7 de ago. de 2011

Desnaturalização

É muito comum no nosso cotidiano ouvirmos a expressão: “– Isso é natural”. Esta expressão nos remete à ideia de algo que sempre foi, é ou será da mesma forma, imutável no tempo e no espaço. Em consequência, é por isso que também ouvimos expressões como: “– É natural que exista a desigualdade social, pois afinal está na Bíblia e os pobres sempre existirão”.

Assim, as pessoas manifestam o entendimento de que os fenômenos sociais são de origem natural, nem lhes passando pela cabeça que tais fenômenos são na verdade constituídos socialmente, isto é, historicamente produzidos, resultado das relações sociais e ações humanas.

Para desfazer esse entendimento imediato, um papel central que o pensamento sociológico realiza é a desnaturalização das concepções ou explicações dos fenômenos sociais. Há uma tendência sempre recorrente de se explicarem as relações sociais, as instituições, os modos de vida, as ações humanas, coletivas ou individuais, a estrutura social, a organização política etc. com argumentos naturalizadores.

Primeiro, perde-se de vista a historicidade desses fenômenos, isto é, que nem sempre foram assim; segundo, que certas mudanças ou continuidades históricas decorrem de decisões, e essas, de interesses, ou seja, de razões objetivas e humanas, não sendo fruto de tendências naturais.

Procurando fazer uma ponte entre o estranhamento e a desnaturalização, pode-se afirmar que a vida em sociedade é dinâmica, em constante transformação; constitui-se de uma multiplicidade de relações sociais que revelam as mediações e as contradições da realidade objetiva de um dado período histórico. É representada por um conjunto de ações que se caracterizam pela capacidade de alterar o curso dos acontecimentos, e provocar transformações no processo histórico. 

Se o objeto de análise da Sociologia tem como foco principal a vida social, e todos nós fazemos parte desse objeto – seres sociais em ação e, ao mesmo tempo, protagonistas da análise sociológica –, como manter o distanciamento necessário para a apreensão científica do real?

Uma das respostas a esse questionamento está na postura inicial de atuação das Ciências Sociais, que supõe a superação do senso comum em direção a uma análise científica da sociedade. É o estranhamento diante de situações já consagradas como óbvias, familiares, naturais que caracteriza e confere especificidade às ciências sociais. Estranhar o já conhecido, o tido como natural, permite que fenômenos aparentemente evidentes revelem dúvidas, contradições, desmandos e arbitrariedade em sua composição.  Colocar- se à distância do fenômeno social  – ainda que  o mesmo faça parte da experiência de vida do pesquisador – é a possibilidade de ultrapassar os limites do senso comum – que supõe a naturalidade da cultura, a transparência do social –, e inquietar-se com questões rotineiras e consagradas pela normalidade.
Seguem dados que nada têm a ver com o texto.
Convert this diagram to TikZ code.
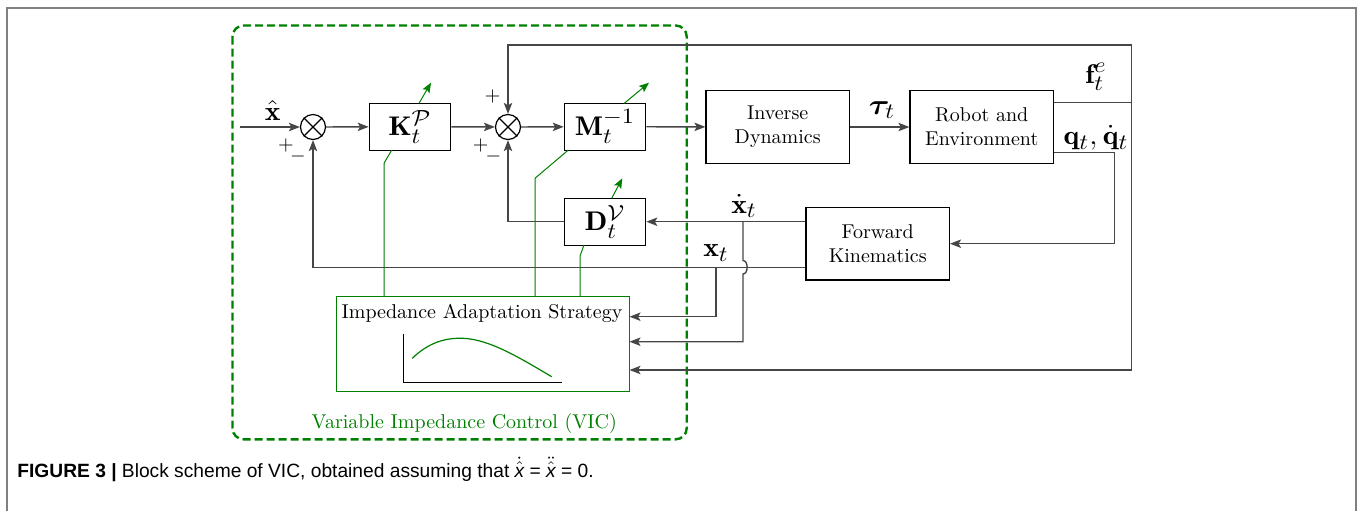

É essa propriedade das Ciências Sociais – olhar para além da realidade imediata –, que possibilita a dessacralização e desnaturalização dos fenômenos sociais, ao submetê-los a argumentos racionais e análises criteriosas: pois os fenômenos sociais não participam do sagrado – não são obras divinas –, nem da natureza – não são regidos por leis naturais –: são humanos.

É contribuição das Ciências Sociais, como a disciplina Sociologia para o nível médio, propiciar aos jovens o exame de situações que fazem parte do seu dia a dia, imbuídos de uma postura crítica e atitude investigativa. É sua tarefa desnaturalizar os fenômenos sociais, mediante o compromisso de examinar a realidade para além de sua aparência imediata, informada pelas regras inconscientes da cultura e do senso comum




MORAES, Amaury Cesar; GUIMARAES, Elisabeth da Fonseca. Metodologia de ensino de ciências sociais: relendo as OCEM-Socologia. In: MORAES, Amaury Cesar(Coord.). Sociologia: ensino médio.  Coleção Explorando o Ensino; v. 15. Brasília : Ministério da Educação, Secretaria de Educação Básica, 2010. p.15-44.